--- begin Available data ---

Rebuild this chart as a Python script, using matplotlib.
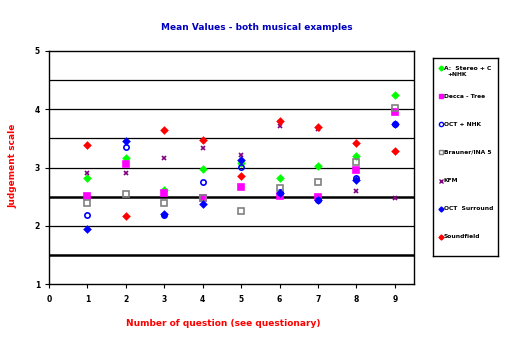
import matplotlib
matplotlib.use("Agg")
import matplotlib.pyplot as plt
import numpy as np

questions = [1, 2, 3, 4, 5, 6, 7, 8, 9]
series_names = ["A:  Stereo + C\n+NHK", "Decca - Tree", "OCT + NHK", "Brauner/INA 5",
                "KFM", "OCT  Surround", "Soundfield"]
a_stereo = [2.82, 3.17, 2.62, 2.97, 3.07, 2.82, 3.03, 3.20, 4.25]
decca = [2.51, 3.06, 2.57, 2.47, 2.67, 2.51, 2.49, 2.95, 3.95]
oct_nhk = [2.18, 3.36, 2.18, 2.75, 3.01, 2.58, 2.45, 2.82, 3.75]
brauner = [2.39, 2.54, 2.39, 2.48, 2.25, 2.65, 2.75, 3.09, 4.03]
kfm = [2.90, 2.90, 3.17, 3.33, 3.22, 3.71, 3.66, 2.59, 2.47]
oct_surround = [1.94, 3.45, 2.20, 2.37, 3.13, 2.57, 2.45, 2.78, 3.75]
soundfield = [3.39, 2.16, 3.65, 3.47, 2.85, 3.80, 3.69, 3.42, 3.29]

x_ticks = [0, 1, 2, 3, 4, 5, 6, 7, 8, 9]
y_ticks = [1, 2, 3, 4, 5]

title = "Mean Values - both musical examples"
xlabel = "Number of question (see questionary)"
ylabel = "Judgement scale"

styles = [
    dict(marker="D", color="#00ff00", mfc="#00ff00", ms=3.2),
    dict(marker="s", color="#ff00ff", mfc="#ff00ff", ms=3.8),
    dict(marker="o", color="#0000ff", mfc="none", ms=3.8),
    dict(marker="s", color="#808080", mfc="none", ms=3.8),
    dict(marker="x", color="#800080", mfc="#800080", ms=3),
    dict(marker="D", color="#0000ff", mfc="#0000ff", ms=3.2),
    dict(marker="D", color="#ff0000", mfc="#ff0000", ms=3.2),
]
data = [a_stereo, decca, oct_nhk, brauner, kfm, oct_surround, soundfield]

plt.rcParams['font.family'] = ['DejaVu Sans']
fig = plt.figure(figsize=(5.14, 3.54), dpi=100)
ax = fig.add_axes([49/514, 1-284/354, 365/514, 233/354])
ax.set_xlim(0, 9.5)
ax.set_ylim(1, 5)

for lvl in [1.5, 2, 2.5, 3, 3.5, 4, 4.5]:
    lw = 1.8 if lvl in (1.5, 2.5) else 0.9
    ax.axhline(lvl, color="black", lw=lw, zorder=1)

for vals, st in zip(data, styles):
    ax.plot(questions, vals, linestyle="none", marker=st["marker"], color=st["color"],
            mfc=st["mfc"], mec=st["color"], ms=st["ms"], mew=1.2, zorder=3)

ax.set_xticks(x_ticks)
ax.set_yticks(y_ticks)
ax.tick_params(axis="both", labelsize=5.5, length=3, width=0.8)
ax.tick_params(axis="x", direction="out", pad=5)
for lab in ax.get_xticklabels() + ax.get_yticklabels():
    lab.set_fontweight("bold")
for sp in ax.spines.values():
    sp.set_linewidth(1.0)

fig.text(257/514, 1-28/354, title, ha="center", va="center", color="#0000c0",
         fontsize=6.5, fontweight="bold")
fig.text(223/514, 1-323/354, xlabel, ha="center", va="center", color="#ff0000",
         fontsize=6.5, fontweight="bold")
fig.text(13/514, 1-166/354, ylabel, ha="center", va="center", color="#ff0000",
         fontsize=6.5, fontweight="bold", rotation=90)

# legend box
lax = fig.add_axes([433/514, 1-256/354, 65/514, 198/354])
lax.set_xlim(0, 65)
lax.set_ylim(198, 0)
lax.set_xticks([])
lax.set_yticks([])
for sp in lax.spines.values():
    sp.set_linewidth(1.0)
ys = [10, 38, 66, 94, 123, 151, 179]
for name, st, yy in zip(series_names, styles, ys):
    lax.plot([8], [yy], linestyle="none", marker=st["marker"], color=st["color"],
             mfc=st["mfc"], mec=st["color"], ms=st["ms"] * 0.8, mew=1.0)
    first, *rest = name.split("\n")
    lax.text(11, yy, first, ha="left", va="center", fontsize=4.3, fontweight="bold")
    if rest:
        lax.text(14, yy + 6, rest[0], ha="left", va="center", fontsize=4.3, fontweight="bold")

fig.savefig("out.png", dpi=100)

--- end Available data ---

▶ [Task brief] Search the preceding listing for the word "matplotlib" and pull out every line that holds it.

▶ [Task answer]
Rebuild this chart as a Python script, using matplotlib.
import matplotlib
matplotlib.use("Agg")
import matplotlib.pyplot as plt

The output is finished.